Cut tofu into bite-sized cubes; set aside.
Place a wok or large skillet on high heat; add 1 tablespoon oil. Stir-fry shrimp and/or chicken until done and remove with slotted spoon.
Add 2 tablespoons oil to wok or skillet, allow to get hot and add tofu cubes, sliced red onion and garlic. Stir-fry until tofu is browned, 2 to 3 minutes.
Add noodles and tamarind sauce. Add sweet radish, if using. Stir-fry until noodles can be easily cut, 2 to 3 minutes. If sauce is sticking to pan, add water 2 tablespoons at a time and stir to loosen noodles and incorporate water into sauce.
Push mixture to one side of wok or pan. Add remaining 1/2 tablespoon oil to cleared side, if needed. Add eggs and let cook undisturbed until half-cooked. Mix together with other ingredients until scrambled.
Return shrimp and/or chicken to pan and stir to mix. Add sliced green onions, bean sprouts and peanuts. Cook a few minutes, stirring.
>> To serve: Place lime wedges on serving plate. Surround plate with more chopped peanuts, bean sprouts and small piles of crushed pepper or cayenne pepper, if using. Serves 2.

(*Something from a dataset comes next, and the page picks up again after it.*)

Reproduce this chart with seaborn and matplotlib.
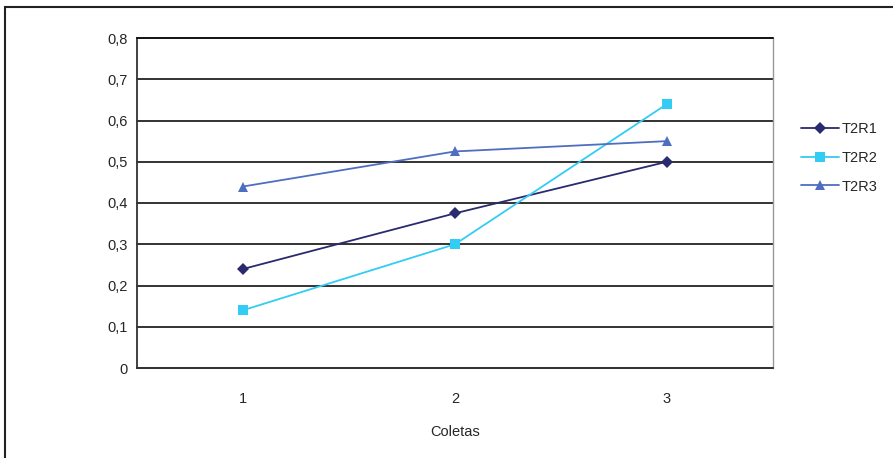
import matplotlib
matplotlib.use("Agg")
import matplotlib.pyplot as plt
import seaborn as sns
import pandas as pd
from matplotlib.lines import Line2D
from matplotlib.patches import Rectangle

coletas = [1, 2, 3]
t2r1 = [0.24, 0.375, 0.50]
t2r2 = [0.14, 0.30, 0.64]
t2r3 = [0.44, 0.525, 0.55]
series_names = ["T2R1", "T2R2", "T2R3"]
y_ticks = [0, 0.1, 0.2, 0.3, 0.4, 0.5, 0.6, 0.7, 0.8]
y_labels = ["0", "0,1", "0,2", "0,3", "0,4", "0,5", "0,6", "0,7", "0,8"]

df = pd.DataFrame({
    "Coletas": coletas * 3,
    "valor": t2r1 + t2r2 + t2r3,
    "serie": [s for s in series_names for _ in coletas],
})

sns.set_style("white")
plt.rcParams["font.family"] = ["Liberation Sans", "DejaVu Sans"]

fig = plt.figure(figsize=(8.93, 4.58), dpi=100)
ax = fig.add_axes([137/893, 1-368/458, (773-137)/893, (368-38)/458])

colors = {"T2R1": "#2A2A6E", "T2R2": "#33CCF5", "T2R3": "#4E6EC2"}
markers = {"T2R1": "D", "T2R2": "s", "T2R3": "^"}
msizes = {"T2R1": 6, "T2R2": 7, "T2R3": 7.5}

for s in series_names:
    sub = df[df.serie == s]
    sns.lineplot(data=sub, x="Coletas", y="valor", ax=ax, color=colors[s],
                 marker=markers[s], markersize=msizes[s], markeredgewidth=0,
                 linewidth=1.3, label=s, legend=False)

ax.set_xlim(0.5, 3.5)
ax.set_ylim(0, 0.8)
ax.set_yticks(y_ticks)
ax.set_yticklabels(y_labels, fontsize=10.5)
ax.set_xticks([0.5, 1.5, 2.5, 3.5])
ax.set_xticklabels([])
ax.set_xticks(coletas, minor=True)
ax.set_xticklabels([str(c) for c in coletas], minor=True, fontsize=10.5)
ax.tick_params(axis="x", which="major", length=5, width=1, color="#333333", direction="out")
ax.tick_params(axis="x", which="minor", length=0, pad=17)
ax.tick_params(axis="y", length=5, width=1, color="#333333", direction="out", pad=2)
ax.set_axisbelow(True)
ax.yaxis.grid(True, color="#111111", linewidth=1.2, clip_on=False)
ax.set_xlabel("Coletas", fontsize=10.5, labelpad=14)
ax.set_ylabel("")

for side in ["left", "bottom"]:
    ax.spines[side].set_color("#333333")
    ax.spines[side].set_linewidth(1.3)
ax.spines["top"].set_color("#111111")
ax.spines["top"].set_linewidth(1.2)
ax.spines["right"].set_color("#999999")
ax.spines["right"].set_linewidth(1)

handles = [Line2D([0], [0], color=colors[s], marker=markers[s], markersize=msizes[s],
                  markeredgewidth=0, linewidth=1.3) for s in series_names]
fig.legend(handles, series_names, loc="center left", bbox_to_anchor=(788/893, 1-158/458),
           frameon=False, fontsize=10.5, handlelength=2.6, labelspacing=1.0, handletextpad=0.2)

fig.patches.append(Rectangle((5/893, -0.1), 1.0, 1 - 7/458 + 0.1, transform=fig.transFigure,
                             fill=False, edgecolor="#222222", linewidth=1.5))

fig.savefig("out.png", dpi=100)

>> Notes: Tamarind paste is available at Asian markets. You can also find tamarind pulp (sometimes frozen), powdered tamarind soup base (reconstitute it for this recipe) and whole dried tamarind, still in the pods (pulp can be scraped from pods). Sweet radish may also be found in Asian markets.
Approximate nutritional information, per serving: 1,259 calories, 54 g total fat, 8 g saturated fat, 277 g cholesterol, 105 g protein, 85 g carbohydrate, 17 g sugar, 15 g fiber, 1,752 g sodium, 741 g calcium.